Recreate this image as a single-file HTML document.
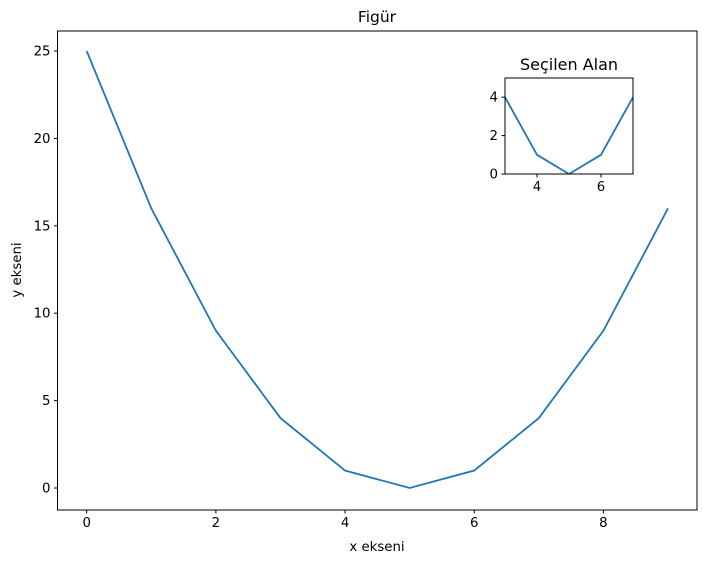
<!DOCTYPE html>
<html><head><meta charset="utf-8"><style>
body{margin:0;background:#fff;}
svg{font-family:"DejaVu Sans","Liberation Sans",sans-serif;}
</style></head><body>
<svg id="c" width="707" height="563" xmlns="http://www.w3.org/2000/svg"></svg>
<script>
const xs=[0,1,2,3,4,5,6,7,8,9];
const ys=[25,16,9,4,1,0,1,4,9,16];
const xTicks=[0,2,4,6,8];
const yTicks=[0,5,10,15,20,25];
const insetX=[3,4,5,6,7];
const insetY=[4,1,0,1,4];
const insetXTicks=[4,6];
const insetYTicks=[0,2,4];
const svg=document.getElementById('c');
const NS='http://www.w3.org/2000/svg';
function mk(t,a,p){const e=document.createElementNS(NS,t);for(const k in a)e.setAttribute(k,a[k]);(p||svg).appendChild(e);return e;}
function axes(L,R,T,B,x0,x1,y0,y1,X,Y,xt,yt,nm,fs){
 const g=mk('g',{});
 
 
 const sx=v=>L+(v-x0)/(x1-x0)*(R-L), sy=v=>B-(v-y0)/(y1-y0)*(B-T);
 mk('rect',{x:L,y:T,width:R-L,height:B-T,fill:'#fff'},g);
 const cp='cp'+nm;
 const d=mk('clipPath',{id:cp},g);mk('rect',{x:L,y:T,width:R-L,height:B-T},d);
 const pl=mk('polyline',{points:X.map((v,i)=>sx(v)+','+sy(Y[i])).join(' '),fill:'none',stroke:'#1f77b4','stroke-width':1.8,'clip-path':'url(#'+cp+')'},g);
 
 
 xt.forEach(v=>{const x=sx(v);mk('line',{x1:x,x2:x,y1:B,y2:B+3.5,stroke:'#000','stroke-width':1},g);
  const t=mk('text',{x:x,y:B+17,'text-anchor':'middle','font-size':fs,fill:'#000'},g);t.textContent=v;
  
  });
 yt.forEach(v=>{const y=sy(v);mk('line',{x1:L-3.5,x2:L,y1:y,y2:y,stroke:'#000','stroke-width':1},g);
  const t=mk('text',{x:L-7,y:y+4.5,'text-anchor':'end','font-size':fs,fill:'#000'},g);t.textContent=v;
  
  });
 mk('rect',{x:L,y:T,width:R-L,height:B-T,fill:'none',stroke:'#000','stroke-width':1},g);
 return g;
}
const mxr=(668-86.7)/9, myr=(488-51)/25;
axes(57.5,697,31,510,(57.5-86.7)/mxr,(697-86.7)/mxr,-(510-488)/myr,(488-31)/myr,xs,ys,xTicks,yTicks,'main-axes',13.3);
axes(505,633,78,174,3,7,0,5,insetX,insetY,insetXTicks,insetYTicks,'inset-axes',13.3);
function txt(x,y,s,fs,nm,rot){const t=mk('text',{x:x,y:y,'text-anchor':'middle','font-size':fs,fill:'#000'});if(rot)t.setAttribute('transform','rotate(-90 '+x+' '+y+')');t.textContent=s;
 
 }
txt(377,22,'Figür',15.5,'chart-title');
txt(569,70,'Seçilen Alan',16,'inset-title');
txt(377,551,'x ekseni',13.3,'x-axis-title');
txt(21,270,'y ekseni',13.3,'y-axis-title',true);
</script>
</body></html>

* * *

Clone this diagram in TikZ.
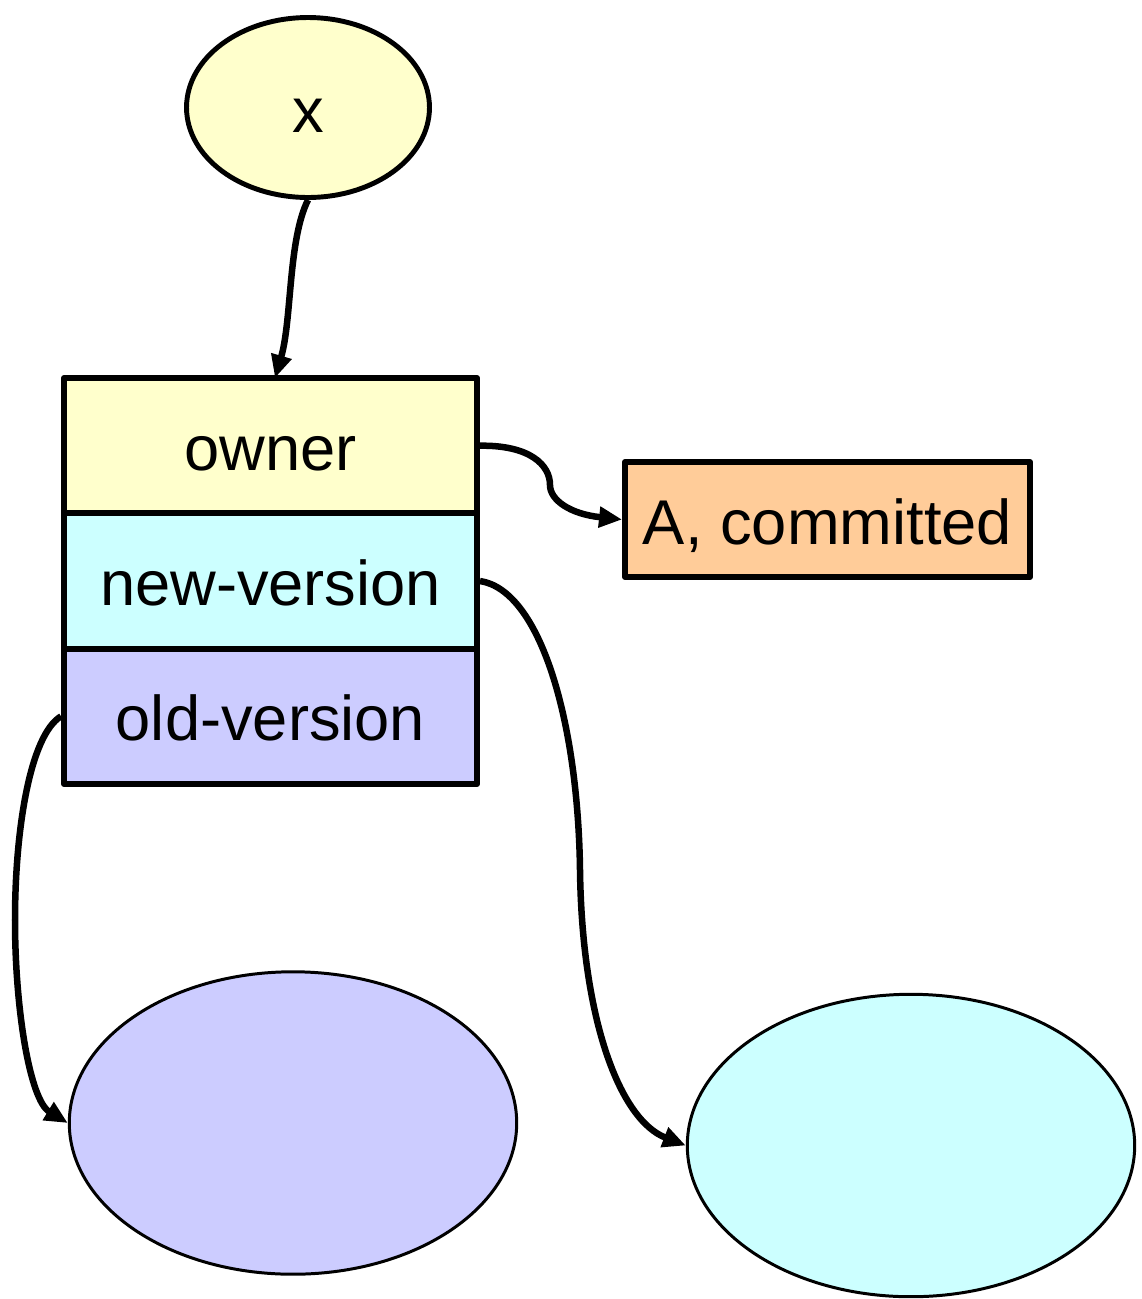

--

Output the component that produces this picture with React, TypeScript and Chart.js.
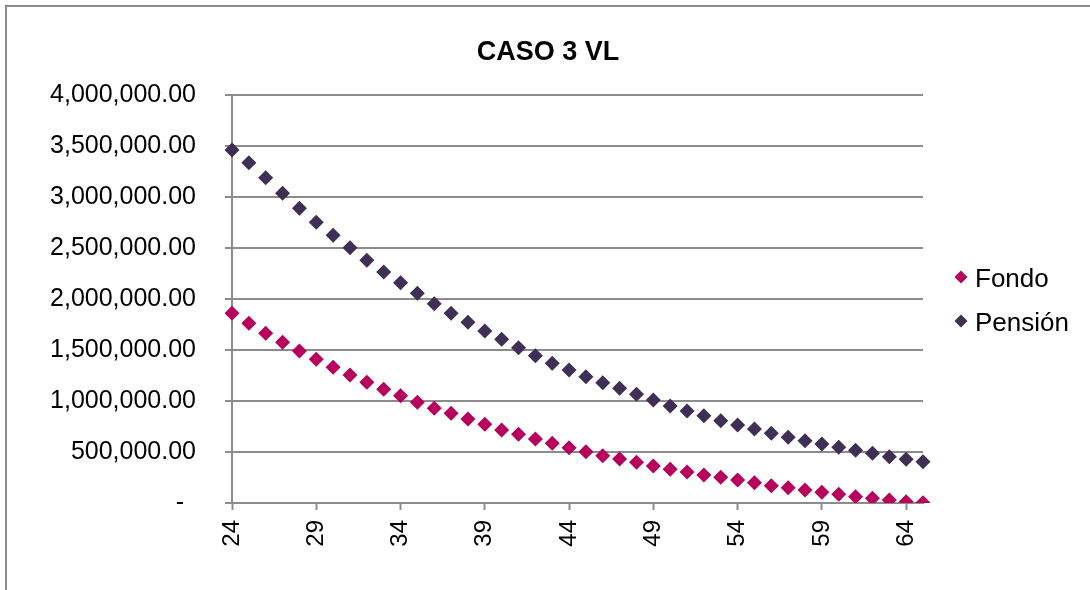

## Exercise details
List all lines from the entries that include the word "document".

## Answer to the exercise
Recreate this image as a single-file HTML document.
const svg=document.getElementById('c');
function mk(t,a,p){const e=document.createElementNS(NS,t);for(const k in a)e.setAttribute(k,a[k]);(p||svg).appendChild(e);return e;}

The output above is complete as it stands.